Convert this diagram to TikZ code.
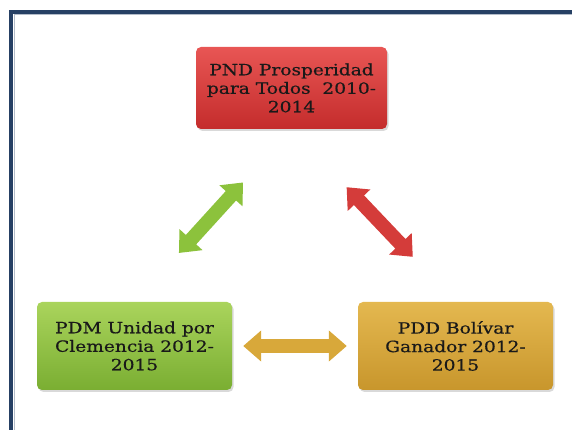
\documentclass[tikz,border=0pt]{standalone}
\usepackage{fontspec}
\newfontfamily\planfont[FakeStretch=1.2, FakeBold=0.5]{DejaVu Serif}
\usetikzlibrary{arrows.meta, shadows}

\definecolor{framecol}{RGB}{38,64,100}
\definecolor{redtop}{RGB}{232,86,84}
\definecolor{redbot}{RGB}{196,44,44}
\definecolor{greentop}{RGB}{170,212,92}
\definecolor{greenbot}{RGB}{122,174,50}
\definecolor{goldtop}{RGB}{228,184,80}
\definecolor{goldbot}{RGB}{200,150,44}
\definecolor{redarrow}{RGB}{212,60,58}
\definecolor{greenarrow}{RGB}{140,194,60}
\definecolor{goldarrow}{RGB}{216,168,58}

\begin{document}
\begin{tikzpicture}[x=1pt, y=1pt, >={Triangle[width=30pt, length=18pt]},
    every node/.style={rounded corners=5pt, minimum width=195pt, minimum height=88pt, align=center, text=black!90,
        font=\planfont\fontsize{15.5}{18.5}\selectfont, drop shadow={opacity=0.3, shadow xshift=1.5pt, shadow yshift=-2pt}},
    link/.style={<->, line width=14pt}]
    \useasboundingbox (0,0) rectangle (572,430);

    % Frame
    \draw[framecol!35, line width=1pt] (14.5,0) -- (14.5,415.5) -- (572,415.5);
    \draw[framecol, line width=4pt] (11,0) -- (11,418) -- (572,418);

    % Define plans
    \node[top color=redtop, bottom color=redbot, minimum width=191pt, minimum height=82pt] (pnd) at (291.5,342) {PND Prosperidad\\para Todos\ \ 2010-\\2014};
    \node[top color=greentop, bottom color=greenbot] (pdm) at (134.5,84) {PDM Unidad por\\Clemencia 2012-\\2015};
    \node[top color=goldtop, bottom color=goldbot] (pdd) at (455.5,84) {PDD Bolívar\\Ganador 2012-\\2015};

    % Draw links
    \draw[link, greenarrow, shorten <=66pt, shorten >=72pt] (pdm.north) -- (pnd.south); % PDM <-> PND
    \draw[link, redarrow, shorten <=80pt, shorten >=62pt] (pnd.south) -- (pdd.north); % PND <-> PDD
    \draw[link, goldarrow, shorten <=11pt, shorten >=11pt] (pdm.east) -- (pdd.west); % PDM <-> PDD
\end{tikzpicture}
\end{document}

┄┄┄┄┄┄┄┄┄┄┄┄┄┄┄┄┄┄┄┄

_EXERCISE DETAILS_.
Set the pictures aside and transcribe the data above exactly.

_RESPONSE TO THE EXERCISE_.
Convert this diagram to TikZ code.
\documentclass[tikz,border=0pt]{standalone}
\usepackage{fontspec}
\newfontfamily\planfont[FakeStretch=1.2, FakeBold=0.5]{DejaVu Serif}
\usetikzlibrary{arrows.meta, shadows}

\definecolor{framecol}{RGB}{38,64,100}
\definecolor{redtop}{RGB}{232,86,84}
\definecolor{redbot}{RGB}{196,44,44}
\definecolor{greentop}{RGB}{170,212,92}
\definecolor{greenbot}{RGB}{122,174,50}
\definecolor{goldtop}{RGB}{228,184,80}
\definecolor{goldbot}{RGB}{200,150,44}
\definecolor{redarrow}{RGB}{212,60,58}
\definecolor{greenarrow}{RGB}{140,194,60}
\definecolor{goldarrow}{RGB}{216,168,58}

\begin{document}
\begin{tikzpicture}[x=1pt, y=1pt, >={Triangle[width=30pt, length=18pt]},
    every node/.style={rounded corners=5pt, minimum width=195pt, minimum height=88pt, align=center, text=black!90,
        font=\planfont\fontsize{15.5}{18.5}\selectfont, drop shadow={opacity=0.3, shadow xshift=1.5pt, shadow yshift=-2pt}},
    link/.style={<->, line width=14pt}]
    \useasboundingbox (0,0) rectangle (572,430);

    % Frame
    \draw[framecol!35, line width=1pt] (14.5,0) -- (14.5,415.5) -- (572,415.5);
    \draw[framecol, line width=4pt] (11,0) -- (11,418) -- (572,418);

    % Define plans
    \node[top color=redtop, bottom color=redbot, minimum width=191pt, minimum height=82pt] (pnd) at (291.5,342) {PND Prosperidad\\para Todos\ \ 2010-\\2014};
    \node[top color=greentop, bottom color=greenbot] (pdm) at (134.5,84) {PDM Unidad por\\Clemencia 2012-\\2015};
    \node[top color=goldtop, bottom color=goldbot] (pdd) at (455.5,84) {PDD Bolívar\\Ganador 2012-\\2015};

    % Draw links
    \draw[link, greenarrow, shorten <=66pt, shorten >=72pt] (pdm.north) -- (pnd.south); % PDM <-> PND
    \draw[link, redarrow, shorten <=80pt, shorten >=62pt] (pnd.south) -- (pdd.north); % PND <-> PDD
    \draw[link, goldarrow, shorten <=11pt, shorten >=11pt] (pdm.east) -- (pdd.west); % PDM <-> PDD
\end{tikzpicture}
\end{document}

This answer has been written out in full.